Deployment of such an architecture can present additional challenges. Services may run different versions of the software, and as a result, they could read or write the state differently, which can cause outages in the system or induce some unexpected behavior.

Furthermore, monorepos have become an increasingly popular software development strategy, where code for many (or all) projects, resides in the same repository which in turn has made code refactoring much easier due to the code being in one big repository and has enabled engineers to make cross-cutting changes in multiple services in a single commit. This can lead to a misconception of believing that these changes are atomic, similar to making changes in a monolithic application.

Making changes in multiple services at once does not mean you get to deploy those services in the same time as one single unit, and can break the behavior of your system during the transition from one version to the other.

Two-step deployment strategy

The most common pitfall when making changes to a system, is the modification in behavior or protocol of a service (as we’ve shown above). We can demonstrate this further with a simple example.

Let’s create a scenario, involving a service - we’ll call it Metadata, which can store and provide data in a key value format to other services. Let’s say we designed the Metadata service to provide the data as a JSON object with key/value pairs. Example:

{
  "metadata": {
    "phone": "123456",
    "country": "US",
    "foo": "bar"
  }
}

Because of a business requirement, we decided that we’ll need additional information for each associated key such as: is the key read-only or not, what type it is, when was it modified, etc. So we decided to provide this data as an array of objects, where each object represents one key/value pair, along with the other information, like so:

{
  "metadata": [
    {
      "key": "phone",
      "val": "123456",
      "read_only": false,
      "created_at": 1578749018,
      "updated_at_": 1578749018
      ...
    },
    ...
  ]
}

How should we continue about this? We cannot simply change the behavior of the Metadata service to provide the data as an array, since our other services won’t be able to read the newly provided data. We’ll need to ensure that we can transition this change smoothly, without introducing any breaking changes.

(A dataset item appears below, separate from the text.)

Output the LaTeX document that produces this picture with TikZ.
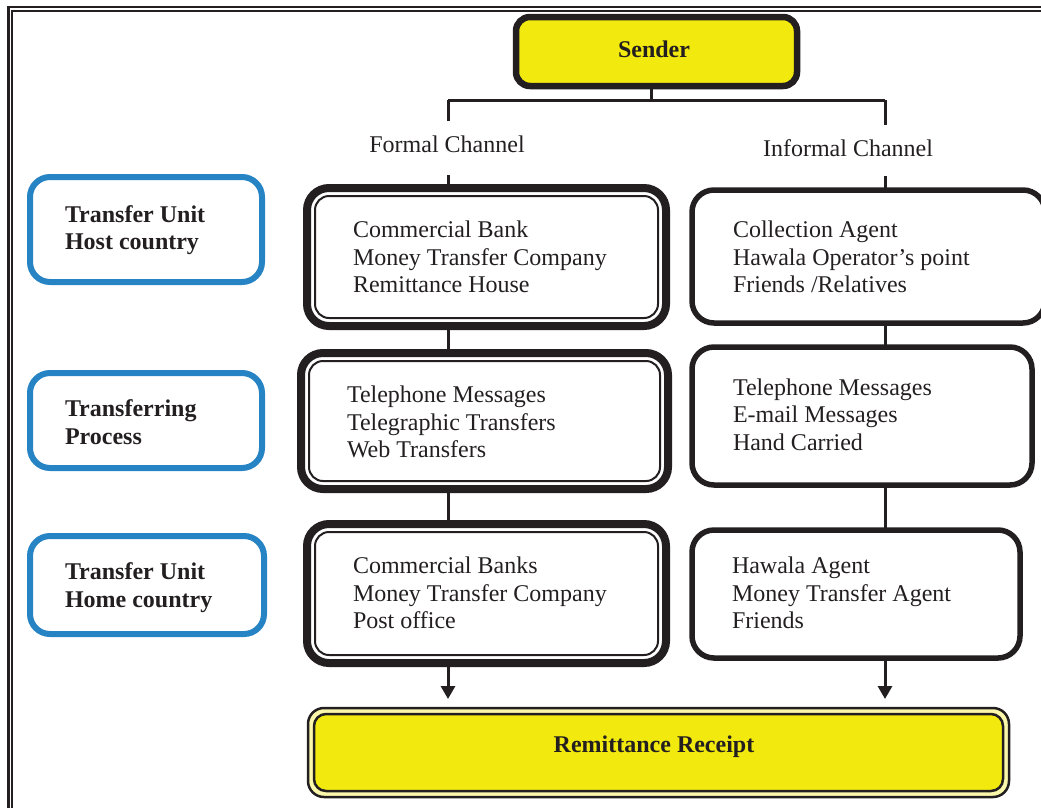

We can use a strategy that involves deploying our services in two steps. In the first step we’ll need to update our service to present both formats of data, the old metadata property, alongside with the new metadata_v2 property:

{
  "metadata": {
    "phone": "123456",
    "country": "US",
    "foo": "bar"
  },
  "metadata_v2": [
    {
      "key": "phone",
      "val": "123456",
      "read_only": false,
      "created_at": 1578749018,
      "updated_at_": 1578749018
      ...
    },
    ...
  ]
}

After we deploy the new version of Metadata, the second step involves updating all of the other services that depend on reading the new version of the data. This way we can be sure that we won’t break the functionality of our system.

Backwards compatibility

There is one caveat to this strategy - in order to be sure that Metadata is backward compatible, the services that depend on it need to fallback to the old metadata property, in case the new property is missing. It is good practice to let the changes sit for a while before the last step - dropping support for the old property.

At every revision of the code for each application, make sure to test and verify that the change is safe for rolling forward or backward, before continuing with the deployment. After we have performed thorough tests of rolling forward, then rolling back both the Metadata and the other services, we can safely continue to drop support of the old property. First we’ll perform the updates in the code to only read from the new property metadata_v2, and then we’ll remove the code in Metadata that provides the old metadata property.

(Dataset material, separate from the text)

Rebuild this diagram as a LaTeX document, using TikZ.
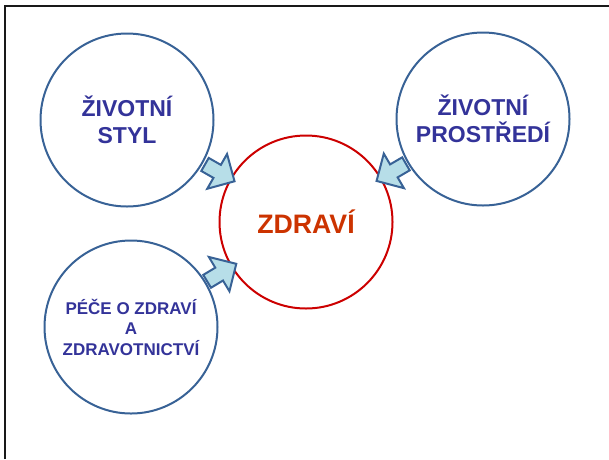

This type of “two-step” deployment strategy can be applied to similar scenarios that involve some kind of change in behavior in our services, whether if it’s refactoring tables in a database, renaming columns and properties, data migrations, to API changes which involve multiple services.

A set of practices

Ensure that services between versions can coexist.
Test rolling forward with continuous traffic if you can, since most of the issues happen during a transition.
Maintain order of the deployments across multiple services - consumers go before providers during an upgrade and do backward steps during a downgrade.

Conclusion

Making changes that are not safe for rolling back from can easily be overlooked, but as long as we plan the phases that need to be taken and mind the order of the deployment of the services, also verify that the services can be safely rolled back and test upgrade and downgrade scenarios, we can make sure our system is reliable and eliminate any disruptions.